After agreeing what your KPIs should be, you will need to establish a system for collecting performance data.

Firstly, it’s vital that the staff who will be responsible for providing the data are given a good understanding of how it will be used and why it is important. It’s also important that any necessary training in how to source and report the correct indicator data is provided, so that you have confidence in the data supplied.

Team managers should also be involved, since they will need to provide some management commentary alongside the data, to provide context and explain the data. For instance, if you are tracking a KPI about the response time to public enquiries, and this is below target in a given month, it would be helpful to know if a particular issue that month resulted in twice the usual number of enquiries, explaining the dip in apparent performance.

You will need to provide somewhere for people to put their data. This is usually done in a spreadsheet, with one staff member taking on overall management of the spreadsheet and reporting. This performance manager can then prompt other staff to supply their data, on a monthly basis (if that is your agreed reporting frequency), and they will review the data provided and turn it into a regular management report for your senior team and/or the Board.

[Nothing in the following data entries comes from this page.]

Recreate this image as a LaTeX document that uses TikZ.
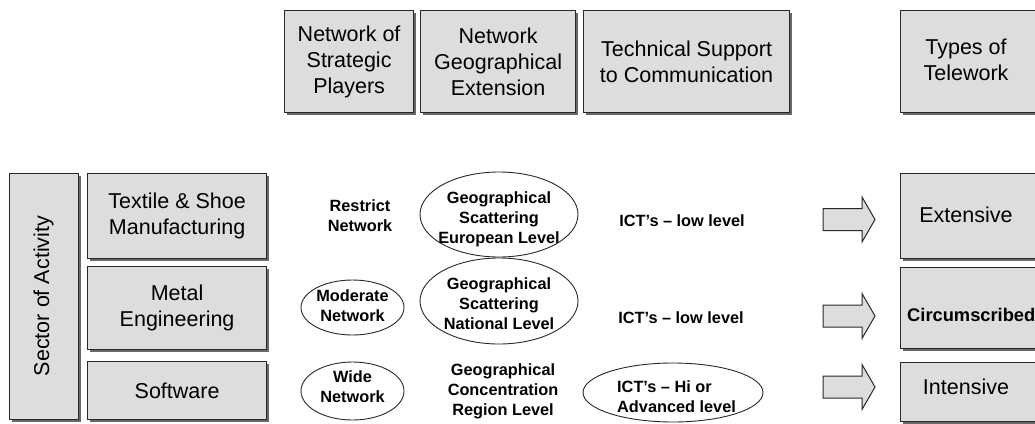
\documentclass[tikz,border=0pt]{standalone}
\usepackage{fontspec}
\setmainfont{Liberation Sans}
\usetikzlibrary{shapes.geometric,shadows}
\definecolor{boxfill}{RGB}{221,221,221}
\definecolor{boxline}{RGB}{40,40,40}
\definecolor{shadowc}{RGB}{105,105,105}
\tikzset{
  box/.style={draw=boxline, line width=1.2pt, fill=boxfill, anchor=north west, inner sep=0pt,
    drop shadow={shadow xshift=2.2pt, shadow yshift=-2.2pt, fill=shadowc, opacity=1}},
  big/.style={font=\fontsize{21.5}{26}\selectfont, align=center},
  small/.style={font=\fontsize{16.3}{20}\selectfont\bfseries, align=center, inner sep=0pt},
  oval/.style={ellipse, draw=boxline, line width=0.9pt, inner sep=0pt},
  fat/.style={draw=boxline, line width=1pt, fill=boxfill},
  blk/.pic={\draw[fat] (0,-11) -- (39,-11) -- (39,-22.5) -- (52,0) -- (39,22.5) -- (39,11) -- (0,11) -- cycle;}
}
\begin{document}
\begin{tikzpicture}[x=1pt,y=-1pt]
\useasboundingbox (0,0) rectangle (1035,423);
% header boxes
\node[box, big, minimum width=129, minimum height=102] (h1) at (284,10) {Network of\\Strategic\\Players};
\node[box, big, minimum width=155, minimum height=102] (h2) at (420,10) {Network\\Geographical\\Extension};
\node[box, big, minimum width=206, minimum height=102] (h3) at (583,10) {Technical Support\\to Communication};
\node[box, minimum width=145, minimum height=102] (h4) at (900,10) {};
\node[big, anchor=center] (h4t) at (966,60) {Types of\\Telework};
% sector
\node[box, minimum width=69, minimum height=246] (sec) at (9,173) {};
\node[big, rotate=90] (sect) at (43.5,296) {Sector of Activity};
% rows
\node[box, big, minimum width=179, minimum height=85] (r1) at (87,173) {Textile \& Shoe\\Manufacturing};
\node[box, big, minimum width=179, minimum height=83] (r2) at (87,266) {Metal\\Engineering};
\node[box, big, minimum width=179, minimum height=58] (r3) at (87,361) {Software};
% types
\node[box, minimum width=145, minimum height=85] (t1) at (900,173) {};
\node[box, minimum width=145, minimum height=81] (t2) at (900,267) {};
\node[box, minimum width=145, minimum height=59] (t3) at (900,362) {};
\node[big, anchor=center] (t1t) at (966,215) {Extensive};
\node[small, font=\fontsize{18.3}{20}\selectfont\bfseries, anchor=west] (t2t) at (907,315) {Circumscribed};
\node[big, anchor=center] (t3t) at (966,387) {Intensive};
% strategic players
\node[small] (sp1) at (360,216) {Restrict\\Network};
\node[oval, minimum width=103, minimum height=55] (sp2) at (352.5,307.5) {};
\node[small] (sp2t) at (352.5,306) {Moderate\\Network};
\node[oval, minimum width=103, minimum height=58] (sp3) at (352.5,391) {};
\node[small] (sp3t) at (352.5,387) {Wide\\Network};
% geographical
\node[oval, minimum width=158, minimum height=85] (g1) at (499,214.5) {};
\node[small] (g1t) at (499,219) {Geographical\\Scattering\\European Level};
\node[oval, minimum width=158, minimum height=86] (g2) at (499,301) {};
\node[small] (g2t) at (499,304) {Geographical\\Scattering\\National Level};
\node[small] (g3) at (503,391) {Geographical\\Concentration\\Region Level};
% technical
\node[small] (c1) at (682,221) {ICT’s – low level};
\node[small] (c2) at (681,318) {ICT’s – low level};
\node[oval, minimum width=180, minimum height=59] (c3) at (673,392.5) {};
\node[small, align=left, anchor=west] (c3t) at (617,397) {ICT’s – Hi or\\Advanced level};
% block arrows
\pic at (823,219.5) {blk};
\pic at (823,316) {blk};
\pic at (823,387) {blk};
\end{tikzpicture}
\end{document}
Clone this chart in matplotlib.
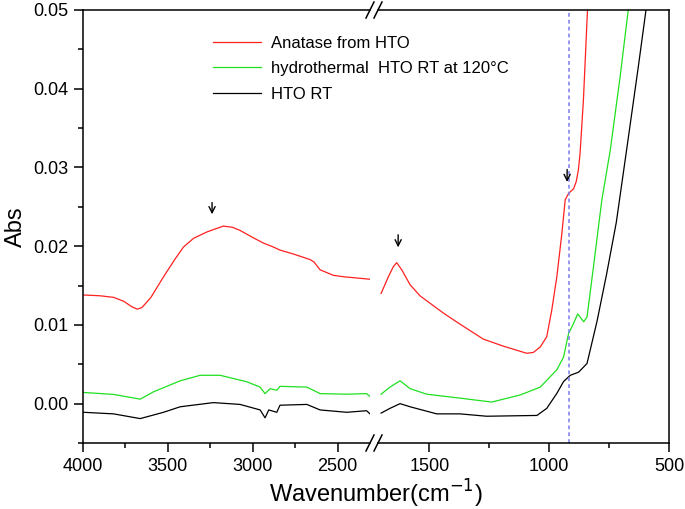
import matplotlib
matplotlib.use("Agg")
import matplotlib.pyplot as plt
from matplotlib.lines import Line2D
from matplotlib.ticker import MultipleLocator, FormatStrFormatter

plt.rcParams['font.family'] = ['Liberation Sans', 'DejaVu Sans']

# ---------------- data ----------------
red_left_wn = [3996, 3900, 3820, 3760, 3712, 3680, 3653, 3600, 3526, 3460, 3408, 3349, 3271, 3220,
               3173, 3120, 3075, 3000, 2938, 2880, 2840, 2760, 2663, 2640, 2604, 2526, 2460, 2408, 2310]
red_left_ab = [0.0138, 0.0137, 0.0135, 0.0130, 0.0123, 0.0120, 0.0122, 0.0135, 0.0161, 0.0183, 0.0199,
               0.0210, 0.0218, 0.0222, 0.02255, 0.0224, 0.0220, 0.0211, 0.0204, 0.0199, 0.0195, 0.0190,
               0.0183, 0.0180, 0.0170, 0.0163, 0.0161, 0.0160, 0.0158]

red_right_wn = [1701, 1671, 1650, 1636, 1615, 1580, 1539, 1441, 1372, 1275, 1191, 1094, 1066, 1037,
                1010, 989, 968, 947, 933, 919, 898, 887, 878, 871, 857, 840, 830]
red_right_ab = [0.0140, 0.0161, 0.0174, 0.0179, 0.0170, 0.0151, 0.0137, 0.0115, 0.0101, 0.0082,
                0.0073, 0.0064, 0.0065, 0.0072, 0.0085, 0.0119, 0.0161, 0.0216, 0.0259, 0.0267,
                0.0273, 0.0282, 0.0297, 0.0318, 0.0386, 0.0500, 0.0560]

green_left_wn = [3996, 3820, 3663, 3585, 3428, 3310, 3192, 3035, 2957, 2928, 2898, 2859, 2840,
                 2682, 2604, 2447, 2330, 2310]
green_left_ab = [0.00142, 0.00117, 0.00057, 0.0015, 0.0029, 0.0036, 0.0036, 0.00277, 0.0021,
                 0.00127, 0.0019, 0.0017, 0.0022, 0.0021, 0.00127, 0.0012, 0.00127, 0.0009]

green_right_wn = [1701, 1664, 1622, 1580, 1511, 1372, 1240, 1200, 1121, 1037, 968, 940, 919, 898,
                  881, 856, 842, 815, 780, 745, 704, 670, 655]
green_right_ab = [0.0012, 0.0021, 0.0029, 0.0019, 0.0012, 0.0007, 0.0002, 0.0005, 0.0011, 0.0021,
                  0.0043, 0.0059, 0.0089, 0.0102, 0.0114, 0.0104, 0.0110, 0.0174, 0.0259, 0.0322,
                  0.0415, 0.0500, 0.0540]

black_left_wn = [3996, 3820, 3663, 3526, 3428, 3232, 3075, 2957, 2928, 2906, 2859, 2840, 2682,
                 2604, 2447, 2330, 2310]
black_left_ab = [-0.0011, -0.0013, -0.0019, -0.0011, -0.0004, 0.00013, -0.0001, -0.0008, -0.0018,
                 -0.0008, -0.0011, -0.0002, -0.0001, -0.0008, -0.0011, -0.0009, -0.0013]

black_right_wn = [1701, 1664, 1622, 1580, 1469, 1372, 1261, 1051, 1010, 968, 940, 912, 877, 842,
                  800, 760, 720, 677, 628, 596, 585]
black_right_ab = [-0.0012, -0.0006, 0.0000, -0.0004, -0.0013, -0.0013, -0.0016, -0.0015, -0.0006,
                  0.0013, 0.0028, 0.0036, 0.0040, 0.0051, 0.0105, 0.0165, 0.0230, 0.0322,
                  0.0428, 0.0500, 0.0525]

labels = ["Anatase from HTO", "hydrothermal  HTO RT at 120\u00b0C", "HTO RT"]
colors = ["#ff2020", "#20e020", "#000000"]

vline_wn = 917
arrows_left = [(3240, 0.0237, 0.0259)]
arrows_right = [(1630, 0.0195, 0.0218), (925, 0.0278, 0.0301)]

# ---------------- figure ----------------
W, H = 685, 509
fig = plt.figure(figsize=(W / 100, H / 100), dpi=100)

ax_l_px = (83, 370)
ax_r_px = (378, 669)
top_px, bot_px = 10, 443

def rect(x0, x1):
    return [x0 / W, 1 - bot_px / H, (x1 - x0) / W, (bot_px - top_px) / H]

axL = fig.add_axes(rect(*ax_l_px))
axR = fig.add_axes(rect(*ax_r_px))
axR.patch.set_alpha(0)

lw = 0.9
axL.plot(red_left_wn, red_left_ab, color=colors[0], lw=lw)
axL.plot(green_left_wn, green_left_ab, color=colors[1], lw=lw)
axL.plot(black_left_wn, black_left_ab, color=colors[2], lw=lw)
axR.plot(red_right_wn, red_right_ab, color=colors[0], lw=lw)
axR.plot(green_right_wn, green_right_ab, color=colors[1], lw=lw)
axR.plot(black_right_wn, black_right_ab, color=colors[2], lw=lw)

axR.axvline(vline_wn, color="#7b7bf0", lw=1.1, ls=(0, (2.5, 2)))

for ax in (axL, axR):
    ax.set_ylim(-0.005, 0.05)
    for s in ax.spines.values():
        s.set_linewidth(1.1)

axL.set_xlim(4000, 2310)
axR.set_xlim(1714, 500)

axL.spines['right'].set_visible(False)
axR.spines['left'].set_visible(False)

axL.xaxis.set_major_locator(MultipleLocator(500))
axL.xaxis.set_minor_locator(MultipleLocator(250))
axR.xaxis.set_major_locator(MultipleLocator(500))
axR.xaxis.set_minor_locator(MultipleLocator(250))
axL.yaxis.set_major_locator(MultipleLocator(0.01))
axL.yaxis.set_minor_locator(MultipleLocator(0.005))
axL.yaxis.set_major_formatter(FormatStrFormatter('%.2f'))

for ax in (axL, axR):
    ax.tick_params(axis='both', which='major', direction='out', length=6.5, width=1.1,
                   labelsize=13, pad=4)
    ax.tick_params(axis='both', which='minor', direction='out', length=3.6, width=1.1)
    ax.tick_params(top=False, right=False, which='both')
axR.tick_params(axis='y', which='both', left=False, labelleft=False)

axL.set_ylabel("Abs", fontsize=17, labelpad=4.5)
fig.text((ax_l_px[0] + ax_r_px[1]) / 2 / W, 1 - 494 / H, "Wavenumber(cm$^{-1}$)",
         ha='center', va='center', fontsize=17)

# arrows
for wn, y0, y1 in arrows_left:
    axL.annotate('', xy=(wn, y0), xytext=(wn, y1),
                 arrowprops=dict(arrowstyle='->', color='black', lw=1.0, mutation_scale=11))
for wn, y0, y1 in arrows_right:
    axR.annotate('', xy=(wn, y0), xytext=(wn, y1),
                 arrowprops=dict(arrowstyle='->', color='black', lw=1.0, mutation_scale=11))

# break marks
for xc in (ax_l_px[1], ax_r_px[0]):
    for yc in (top_px, bot_px):
        fig.add_artist(Line2D([(xc - 4) / W, (xc + 4) / W],
                              [1 - (yc + 8) / H, 1 - (yc - 8) / H],
                              color='black', lw=1.1))

# legend
handles = [Line2D([], [], color=c, lw=lw) for c in colors]
fig.legend(handles, labels, loc='upper left', bbox_to_anchor=(213 / W, 1 - 36 / H),
           frameon=False, fontsize=12, handlelength=2.9, handletextpad=0.6,
           labelspacing=0.62, borderpad=0, borderaxespad=0)

fig.savefig("out.png", dpi=100)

Ideally the person responsible for running the system should be numerate and capable of using a spreadsheet, e.g. working with formulae and performing common sense checks on the validity of data entered. It will be necessary for them to have a deep understanding of the KPIs themselves.

Periodic ‘dip-checks’ should be done, comparing the information provided with the source data for each KPI, to check that the staff reporting the data into the tracking spreadsheet have been doing so consistently, accurately, and from the correct source. Mistakes can mean misinterpreting performance, and can also be embarrassing, for instance if retrospective corrections have to be made to Board performance reports.

(Performance tracking spreadsheet.xlsx)

(Model performance report.pdf) Management commentary and reporting

You may track as many KPIs (and OKRs if you so choose) as you wish, but it is best to try to limit the numbers. Pick those that tell you the most valuable information. A suggested limit would be 12 KPIs and 5 OKRs.

After receiving raw data from teams around the organisation, on, say, a monthly basis, a report summarising the latest performance data should be produced, for review by the senior team and/or the Board.

This report should include an executive summary highlighting key performance information, for example consideration of any indicators that are currently performing poorly (red indicators), and any new indicators or adjusted targets since the last report.

For your most important indicators, it may be useful to include a graph showing performance trends over (say) the last 6 months, alongside management commentary to explain or highlight any variations or dips in performance.

You may also sometimes need to make recommendations for actions to improve performance, since this may require changes to processes, or additional resources, and such changes may have other implications that need to be considered at senior level.